How rigorous should milestone payments be? Rigor can have various implications. Rigor might imply an association between achievement of the milestone and its estimated cost. It might imply the level of technical detail in the milestone definition. There is no absolute requirement for strict association of estimated cost to achieve a milestone and amount of milestone payment. One or more soft milestones at the front end of an agreement may be necessary to acquire long lead time items of to finance a poorly financed small company. The payable event may be something like hold an organizational meeting or update the operating plan contained in the proposal. In many projects that are fully funded by the government it may make sense for the cumulative milestones payments and their estimated cost to be closely aligned. However, in projects with a high risk of technical failure that may not be the case. Likewise, where successful performance may result in a breakthrough worth many times the cost of achieving it. Cumulative milestone payments may be less than estimated cost, a kind of informal cost sharing. The equities of relative market distribution and the intention of the parties (as memorialized in the vision statement) will inform that decision. In any case milestones should be well defined to serve their intended purpose.

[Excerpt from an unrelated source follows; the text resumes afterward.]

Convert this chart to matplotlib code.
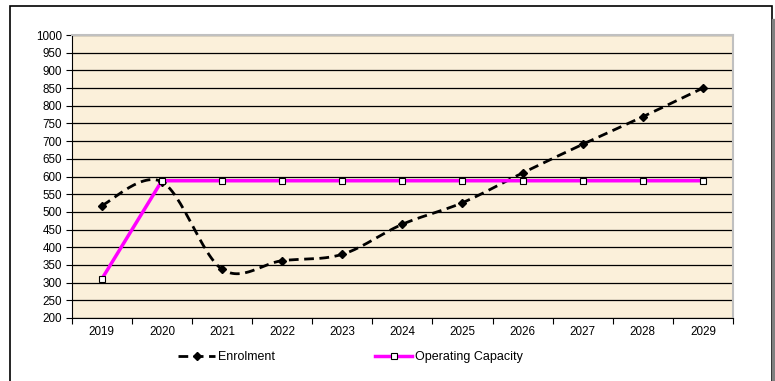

The discussion above begs the question, are payable milestones always technical in nature? The answer is an unequivocal, no. A good example is NASA’s Space Act OT with SpaceX that resulted in development of the Falcon9 space launch vehicle. In addition to technical milestones the agreement incorporated financial milestones. Some government payments were triggered by the infusion of specified amounts of third-party capital into the agreement.